One project I have been working on recently is a code upgrade of an existing enterprise web application. It is not a re-engineering effort, but instead only consists of necessary code changes to get the application working with the latest versions of the system software. The application had been in use for several years, and the existing development effort was concentrated on new features and maintenance, and the customer only prioritized the shift as they recognized many infrastructure issues.

The project was an illustration of how good code written in the past can become terrible even if no one has touched it. As Lewis Carroll wrote through the mouth of the Red Queen, “it takes all the running you can do, to keep in the same place”. Here are some thoughts:

  1. If you have the ability to choose a particular programming language and platform (your expertise being equal in the choices available), you would most likely make a different decision at different times. A choice made with good reasons years ago may seem bad today.
  2. How some of the relative strengths of different languages change over time and others don’t. When it was a released, C# was a joke, an impostor to Java. Today, with Java’s stagnation, it is light years ahead. But when it comes to third party software (especially open source), Java still has considerable strength.
  3. The progress of languages and availability of external packages and utilities makes new code look entirely different from older code, even though they are both written in the same language.
  4. The increase in test-driven development (along with the network-driven popularity of some frameworks) has also driven changes in the organization of code, something that had to be previously driven by disciplined adherence to standards. In other words, falling into the pit of success.
  5. How many millions of man-years have been wasted on writing code for complex frameworks designed by bureaucrats? Not to mention money spent on earning silly certifications to prove yourself competent in them. (You know what I am referring to!)
  6. Convention over configuration. A simple concept that makes for incredible productivity.
  7. In the short-term (as measured in months), it is probably less relevant. But when an application use spans years, the gains from better hardware makes a mockery of many code-level decisions for performance optimization. In the long run, it is always better to write better, decoupled code than have to write code that has to work around hacks.
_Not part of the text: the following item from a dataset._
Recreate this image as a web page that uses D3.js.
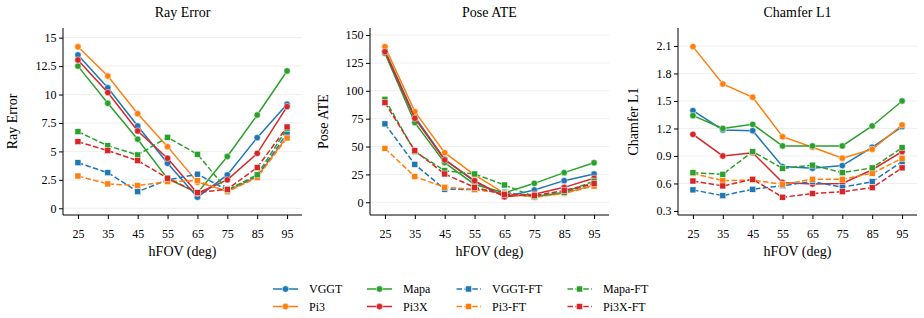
<!DOCTYPE html>
<html>
<head>
<meta charset="utf-8">
<script src="https://cdn.jsdelivr.net/npm/d3@7"></script>
<style>
  body { margin: 0; background: #fff; }
  svg { display: block; }
  svg text { font-family: "Liberation Serif", "DejaVu Serif", serif; fill: #000; }
</style>
</head>
<body>
<div id="chart"></div>
<script>
// x values shared by every panel
const hfov = [25, 35, 45, 55, 65, 75, 85, 95]

// series order: VGGT, Pi3, Mapa, Pi3X, VGGT-FT, Pi3-FT, Mapa-FT, Pi3X-FT
const seriesNames = ["VGGT", "Pi3", "Mapa", "Pi3X", "VGGT-FT", "Pi3-FT", "Mapa-FT", "Pi3X-FT"]
const seriesColors = ["#1f77b4", "#ff7f0e", "#2ca02c", "#d62728", "#1f77b4", "#ff7f0e", "#2ca02c", "#d62728"]
const seriesFT = [false, false, false, false, true, true, true, true]

const rayError = [
  [13.48, 10.6, 7.24, 3.96, 0.98, 2.94, 6.21, 9.14],
  [14.2, 11.63, 8.32, 5.42, 2.3, 1.5, 2.8, 6.3],
  [12.5, 9.23, 6.07, 2.6, 1.35, 4.55, 8.2, 12.07],
  [13.04, 10.17, 6.8, 4.4, 1.32, 2.5, 4.83, 8.94],
  [4.01, 3.13, 1.46, 2.5, 3.0, 1.6, 2.8, 6.6],
  [2.84, 2.14, 2.0, 2.35, 2.43, 1.45, 2.7, 6.18],
  [6.74, 5.5, 4.69, 6.24, 4.75, 1.6, 2.94, 7.0],
  [5.86, 5.07, 4.19, 2.65, 1.38, 1.67, 3.58, 7.15]
]
const poseATE = [
  [136, 76.8, 38.6, 18.5, 5, 11, 19.4, 25.4],
  [139.6, 81.3, 44.5, 24.5, 8, 5, 8, 15.5],
  [133.6, 71.4, 35.6, 16, 8.5, 17, 26.6, 35.5],
  [135, 75.3, 38, 19.4, 5, 7.2, 13.4, 21.5],
  [70.3, 34, 11.7, 11.5, 9, 5, 9, 17],
  [48.4, 23, 13.5, 11.5, 8, 4.5, 8, 14.5],
  [92.4, 45.4, 28.4, 25.4, 15.5, 5, 9, 19],
  [89.4, 46.3, 25.4, 13.4, 7, 6, 10.5, 17]
]
const chamferL1 = [
  [1.395, 1.184, 1.176, 0.784, 0.766, 0.795, 0.995, 1.22],
  [2.093, 1.685, 1.54, 1.11, 0.995, 0.875, 0.973, 1.238],
  [1.34, 1.2, 1.245, 1.01, 1.01, 1.01, 1.227, 1.5],
  [1.136, 0.9, 0.936, 0.61, 0.594, 0.6, 0.75, 0.947],
  [0.53, 0.467, 0.537, 0.576, 0.62, 0.558, 0.62, 0.838],
  [0.71, 0.63, 0.638, 0.59, 0.646, 0.646, 0.71, 0.875],
  [0.718, 0.7, 0.947, 0.765, 0.8, 0.718, 0.77, 0.99],
  [0.627, 0.573, 0.646, 0.45, 0.49, 0.51, 0.554, 0.77]
]

const rayTicks = [0, 2.5, 5, 7.5, 10, 12.5, 15]
const poseTicks = [0, 25, 50, 75, 100, 125, 150]
const chamferTicks = [0.3, 0.6, 0.9, 1.2, 1.5, 1.8, 2.1]

const panels = [
  {title: "Ray Error", data: rayError, ticks: rayTicks, fmt: d => String(d), yDomain: [-0.59, 15.85], left: 63, labelX: 16.5},
  {title: "Pose ATE", data: poseATE, ticks: poseTicks, fmt: d => String(d), yDomain: [-11.4, 156.3], left: 370, labelX: 327.5},
  {title: "Chamfer L1", data: chamferL1, ticks: chamferTicks, fmt: d3.format(".1f"), yDomain: [0.256, 2.296], left: 678, labelX: 637.5}
]

const W = 924, H = 318
const plotW = 239, plotTop = 28, plotBottom = 215

const svg = d3.select("#chart").append("svg")
  .attr("width", W)
  .attr("height", H)

function drawMarker(g, ft, color, x, y) {
  if (ft) {
    g.append("rect")
      .attr("x", x - 3).attr("y", y - 3)
      .attr("width", 6).attr("height", 6)
      .attr("fill", color)
      .attr("stroke", "#fff").attr("stroke-width", 0.5)
  } else {
    g.append("circle")
      .attr("cx", x).attr("cy", y).attr("r", 3.2)
      .attr("fill", color)
      .attr("stroke", "#fff").attr("stroke-width", 0.5)
  }
}

panels.forEach(p => {
  const x = d3.scaleLinear().domain([20, 100]).range([p.left, p.left + plotW])
  const y = d3.scaleLinear().domain(p.yDomain).range([plotBottom, plotTop])
  const g = svg.append("g")

  // grid
  g.selectAll(".grid")
    .data(p.ticks)
    .join("line")
    .attr("x1", p.left).attr("x2", p.left + plotW)
    .attr("y1", d => y(d)).attr("y2", d => y(d))
    .attr("stroke", "#ebebeb")
    .attr("stroke-width", 0.8)

  // y axis
  const yAxis = g.append("g")
    .attr("transform", `translate(${p.left},0)`)
    .call(d3.axisLeft(y).tickValues(p.ticks).tickFormat(p.fmt).tickSize(4).tickPadding(2.5))
  yAxis.select(".domain").attr("d", `M0,${plotTop}V${plotBottom}`).attr("stroke", "#000").attr("stroke-width", 1)
  yAxis.selectAll("text").style("font-size", "12px")

  // x axis
  const xAxis = g.append("g")
    .attr("transform", `translate(0,${plotBottom})`)
    .call(d3.axisBottom(x).tickValues(hfov).tickSize(4).tickPadding(10))
  xAxis.select(".domain").attr("d", `M${p.left},0H${p.left + plotW}`).attr("stroke", "#000").attr("stroke-width", 1)
  xAxis.selectAll("text").style("font-size", "12px")

  // series
  const line = d3.line().x((d, i) => x(hfov[i])).y(d => y(d))
  p.data.forEach((vals, s) => {
    const sg = g.append("g")
    sg.append("path")
      .datum(vals)
      .attr("fill", "none")
      .attr("stroke", seriesColors[s])
      .attr("stroke-width", 1.5)
      .attr("stroke-dasharray", seriesFT[s] ? "5.5,2.4" : null)
      .attr("d", line)
    vals.forEach((v, i) => drawMarker(sg, seriesFT[s], seriesColors[s], x(hfov[i]), y(v)))
  })

  // labels
  g.append("text")
    .attr("x", p.left + plotW / 2).attr("y", 17)
    .attr("text-anchor", "middle")
    .style("font-size", "14px")
    .text(p.title)
  g.append("text")
    .attr("x", p.left + plotW / 2).attr("y", 256)
    .attr("text-anchor", "middle")
    .style("font-size", "14px")
    .text("hFOV (deg)")
  g.append("text")
    .attr("transform", `translate(${p.labelX},${(plotTop + plotBottom) / 2}) rotate(-90)`)
    .attr("text-anchor", "middle")
    .style("font-size", "14px")
    .text(p.title)
})

// legend, 4 columns x 2 rows, column-major
const legendCols = [273, 367, 456, 567]
const legendRows = [289, 306.5]
const legend = svg.append("g")
seriesNames.forEach((name, s) => {
  const lx = legendCols[Math.floor(s / 2)]
  const ly = legendRows[s % 2]
  const lg = legend.append("g")
  lg.append("line")
    .attr("x1", lx).attr("x2", lx + 25)
    .attr("y1", ly).attr("y2", ly)
    .attr("stroke", seriesColors[s])
    .attr("stroke-width", 1.5)
    .attr("stroke-dasharray", seriesFT[s] ? "5.5,2.4" : null)
    .attr("stroke-dashoffset", seriesFT[s] ? -0.5 : null)
  drawMarker(lg, seriesFT[s], seriesColors[s], lx + 12.5, ly)
  lg.append("text")
    .attr("x", lx + 36).attr("y", ly)
    .attr("dy", "0.35em")
    .style("font-size", "12px")
    .text(name)
})
</script>
</body>
</html>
The great moments in refactoring existing code are when you can simply delete vast chunks because they are superfluous or because you can drop in some external library to do the same work. But most changes require a scalpel instead of an ax. The typical approach is to build “scaffolding” by writing test cases that work against the existing code and then change the code as necessary while continuing to pass the test cases. This ensures that the upgraded product not only contains good code, but has been verified to exhibit the same behavior.